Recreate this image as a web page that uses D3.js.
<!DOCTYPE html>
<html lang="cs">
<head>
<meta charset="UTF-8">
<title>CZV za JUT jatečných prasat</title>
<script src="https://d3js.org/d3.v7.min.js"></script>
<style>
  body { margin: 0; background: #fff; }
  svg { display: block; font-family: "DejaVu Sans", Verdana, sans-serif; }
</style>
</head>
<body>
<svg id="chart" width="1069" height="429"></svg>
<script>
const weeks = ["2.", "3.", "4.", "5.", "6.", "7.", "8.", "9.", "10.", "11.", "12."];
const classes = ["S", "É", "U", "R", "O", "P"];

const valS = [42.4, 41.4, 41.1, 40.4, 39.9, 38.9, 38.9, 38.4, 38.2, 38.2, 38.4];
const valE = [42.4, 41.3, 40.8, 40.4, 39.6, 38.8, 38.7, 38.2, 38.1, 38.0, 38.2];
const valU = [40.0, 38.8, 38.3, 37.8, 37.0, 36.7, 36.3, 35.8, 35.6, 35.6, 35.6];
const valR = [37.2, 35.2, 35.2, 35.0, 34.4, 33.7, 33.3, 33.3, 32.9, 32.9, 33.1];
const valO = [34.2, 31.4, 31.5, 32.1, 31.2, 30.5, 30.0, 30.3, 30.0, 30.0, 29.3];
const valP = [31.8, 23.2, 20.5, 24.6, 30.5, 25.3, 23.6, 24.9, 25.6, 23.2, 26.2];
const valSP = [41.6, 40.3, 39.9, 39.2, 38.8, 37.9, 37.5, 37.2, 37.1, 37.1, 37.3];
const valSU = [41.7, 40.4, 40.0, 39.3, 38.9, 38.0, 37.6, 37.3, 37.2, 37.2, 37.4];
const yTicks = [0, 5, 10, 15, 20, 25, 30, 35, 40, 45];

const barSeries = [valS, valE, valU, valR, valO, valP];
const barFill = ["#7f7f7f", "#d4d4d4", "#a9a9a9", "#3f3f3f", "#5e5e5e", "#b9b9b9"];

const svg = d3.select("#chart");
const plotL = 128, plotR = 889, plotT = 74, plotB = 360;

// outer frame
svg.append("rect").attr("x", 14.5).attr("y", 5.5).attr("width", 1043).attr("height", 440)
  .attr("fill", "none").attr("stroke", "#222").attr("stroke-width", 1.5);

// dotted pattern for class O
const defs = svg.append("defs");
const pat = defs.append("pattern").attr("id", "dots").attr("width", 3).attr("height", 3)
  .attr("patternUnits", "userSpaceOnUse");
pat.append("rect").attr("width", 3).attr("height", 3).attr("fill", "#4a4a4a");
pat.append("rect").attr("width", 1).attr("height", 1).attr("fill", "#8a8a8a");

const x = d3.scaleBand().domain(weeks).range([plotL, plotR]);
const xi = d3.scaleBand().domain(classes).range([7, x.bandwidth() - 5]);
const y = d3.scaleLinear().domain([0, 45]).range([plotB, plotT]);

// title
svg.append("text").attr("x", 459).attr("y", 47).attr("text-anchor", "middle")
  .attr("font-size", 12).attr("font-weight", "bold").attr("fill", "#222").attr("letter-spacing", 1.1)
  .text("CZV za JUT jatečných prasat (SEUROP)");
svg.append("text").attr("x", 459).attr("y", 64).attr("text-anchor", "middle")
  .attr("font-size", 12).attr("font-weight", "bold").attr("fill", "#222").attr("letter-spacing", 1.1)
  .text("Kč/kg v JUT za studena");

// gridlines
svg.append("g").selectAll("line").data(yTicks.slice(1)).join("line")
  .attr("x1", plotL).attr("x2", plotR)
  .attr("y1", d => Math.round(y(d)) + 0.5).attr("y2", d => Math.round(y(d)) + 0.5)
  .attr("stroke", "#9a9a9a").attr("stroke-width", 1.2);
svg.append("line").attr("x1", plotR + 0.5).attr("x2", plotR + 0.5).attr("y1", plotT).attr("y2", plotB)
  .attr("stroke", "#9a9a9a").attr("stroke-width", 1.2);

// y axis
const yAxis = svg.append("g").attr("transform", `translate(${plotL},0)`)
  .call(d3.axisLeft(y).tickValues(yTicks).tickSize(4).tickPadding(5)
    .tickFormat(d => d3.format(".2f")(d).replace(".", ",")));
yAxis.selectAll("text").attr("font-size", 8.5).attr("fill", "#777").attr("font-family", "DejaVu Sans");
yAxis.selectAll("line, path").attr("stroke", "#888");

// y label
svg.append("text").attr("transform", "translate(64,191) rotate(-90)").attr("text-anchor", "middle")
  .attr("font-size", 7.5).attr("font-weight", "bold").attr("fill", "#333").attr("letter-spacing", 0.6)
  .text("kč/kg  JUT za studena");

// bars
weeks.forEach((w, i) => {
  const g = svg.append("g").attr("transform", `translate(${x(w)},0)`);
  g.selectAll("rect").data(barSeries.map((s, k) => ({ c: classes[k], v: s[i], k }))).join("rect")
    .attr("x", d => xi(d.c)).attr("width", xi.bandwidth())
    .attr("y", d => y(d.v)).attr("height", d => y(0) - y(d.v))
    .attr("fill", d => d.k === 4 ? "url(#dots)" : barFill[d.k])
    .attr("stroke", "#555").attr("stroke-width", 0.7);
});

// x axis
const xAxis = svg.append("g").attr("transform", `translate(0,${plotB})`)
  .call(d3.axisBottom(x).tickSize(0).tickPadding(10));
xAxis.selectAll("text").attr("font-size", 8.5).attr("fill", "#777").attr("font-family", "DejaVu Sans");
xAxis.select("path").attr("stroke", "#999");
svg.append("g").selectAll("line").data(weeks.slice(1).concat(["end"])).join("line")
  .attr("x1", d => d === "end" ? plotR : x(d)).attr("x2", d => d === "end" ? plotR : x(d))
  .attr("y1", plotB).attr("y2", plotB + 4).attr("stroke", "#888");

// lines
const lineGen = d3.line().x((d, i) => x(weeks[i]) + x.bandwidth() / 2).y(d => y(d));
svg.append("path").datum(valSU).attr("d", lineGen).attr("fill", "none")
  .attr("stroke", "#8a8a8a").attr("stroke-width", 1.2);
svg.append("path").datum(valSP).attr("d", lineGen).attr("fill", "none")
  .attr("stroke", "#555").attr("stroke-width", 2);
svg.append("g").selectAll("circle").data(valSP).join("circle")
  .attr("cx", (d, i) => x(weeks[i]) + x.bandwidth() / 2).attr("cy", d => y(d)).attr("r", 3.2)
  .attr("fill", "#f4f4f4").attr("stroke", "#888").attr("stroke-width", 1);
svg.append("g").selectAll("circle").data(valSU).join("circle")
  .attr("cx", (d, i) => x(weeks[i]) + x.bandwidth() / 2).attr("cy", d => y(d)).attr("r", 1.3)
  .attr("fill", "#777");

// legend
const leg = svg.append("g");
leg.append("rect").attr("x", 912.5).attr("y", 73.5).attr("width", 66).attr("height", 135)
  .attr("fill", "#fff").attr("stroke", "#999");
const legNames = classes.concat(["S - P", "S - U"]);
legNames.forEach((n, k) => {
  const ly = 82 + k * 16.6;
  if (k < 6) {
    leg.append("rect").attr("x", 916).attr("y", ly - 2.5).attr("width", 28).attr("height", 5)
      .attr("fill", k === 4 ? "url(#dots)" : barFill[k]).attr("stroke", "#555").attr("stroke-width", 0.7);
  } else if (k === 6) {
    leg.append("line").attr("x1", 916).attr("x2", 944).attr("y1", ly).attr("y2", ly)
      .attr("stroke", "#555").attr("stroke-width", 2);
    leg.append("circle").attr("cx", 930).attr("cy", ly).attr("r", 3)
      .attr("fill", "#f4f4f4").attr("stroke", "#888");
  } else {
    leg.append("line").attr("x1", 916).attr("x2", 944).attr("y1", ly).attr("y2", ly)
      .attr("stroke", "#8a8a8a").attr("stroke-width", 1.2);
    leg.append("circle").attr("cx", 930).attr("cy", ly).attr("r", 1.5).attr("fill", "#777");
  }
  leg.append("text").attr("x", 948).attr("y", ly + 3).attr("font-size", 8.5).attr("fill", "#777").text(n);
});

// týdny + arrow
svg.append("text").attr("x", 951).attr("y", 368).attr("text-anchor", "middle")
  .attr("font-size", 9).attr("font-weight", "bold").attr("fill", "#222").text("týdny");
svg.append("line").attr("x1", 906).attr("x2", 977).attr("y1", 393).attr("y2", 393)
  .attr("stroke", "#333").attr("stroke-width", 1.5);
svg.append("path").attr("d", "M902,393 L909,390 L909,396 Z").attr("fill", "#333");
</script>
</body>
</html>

++++++++++++++++++++

EXERCISE
Return exactly, please, the lines of the material from the first one down to and including the line where "35, 40, 45];" appears.

WORKED ANSWER
Recreate this image as a web page that uses D3.js.
<!DOCTYPE html>
<html lang="cs">
<head>
<meta charset="UTF-8">
<title>CZV za JUT jatečných prasat</title>
<script src="https://d3js.org/d3.v7.min.js"></script>
<style>
  body { margin: 0; background: #fff; }
  svg { display: block; font-family: "DejaVu Sans", Verdana, sans-serif; }
</style>
</head>
<body>
<svg id="chart" width="1069" height="429"></svg>
<script>
const weeks = ["2.", "3.", "4.", "5.", "6.", "7.", "8.", "9.", "10.", "11.", "12."];
const classes = ["S", "É", "U", "R", "O", "P"];

const valS = [42.4, 41.4, 41.1, 40.4, 39.9, 38.9, 38.9, 38.4, 38.2, 38.2, 38.4];
const valE = [42.4, 41.3, 40.8, 40.4, 39.6, 38.8, 38.7, 38.2, 38.1, 38.0, 38.2];
const valU = [40.0, 38.8, 38.3, 37.8, 37.0, 36.7, 36.3, 35.8, 35.6, 35.6, 35.6];
const valR = [37.2, 35.2, 35.2, 35.0, 34.4, 33.7, 33.3, 33.3, 32.9, 32.9, 33.1];
const valO = [34.2, 31.4, 31.5, 32.1, 31.2, 30.5, 30.0, 30.3, 30.0, 30.0, 29.3];
const valP = [31.8, 23.2, 20.5, 24.6, 30.5, 25.3, 23.6, 24.9, 25.6, 23.2, 26.2];
const valSP = [41.6, 40.3, 39.9, 39.2, 38.8, 37.9, 37.5, 37.2, 37.1, 37.1, 37.3];
const valSU = [41.7, 40.4, 40.0, 39.3, 38.9, 38.0, 37.6, 37.3, 37.2, 37.2, 37.4];
const yTicks = [0, 5, 10, 15, 20, 25, 30, 35, 40, 45];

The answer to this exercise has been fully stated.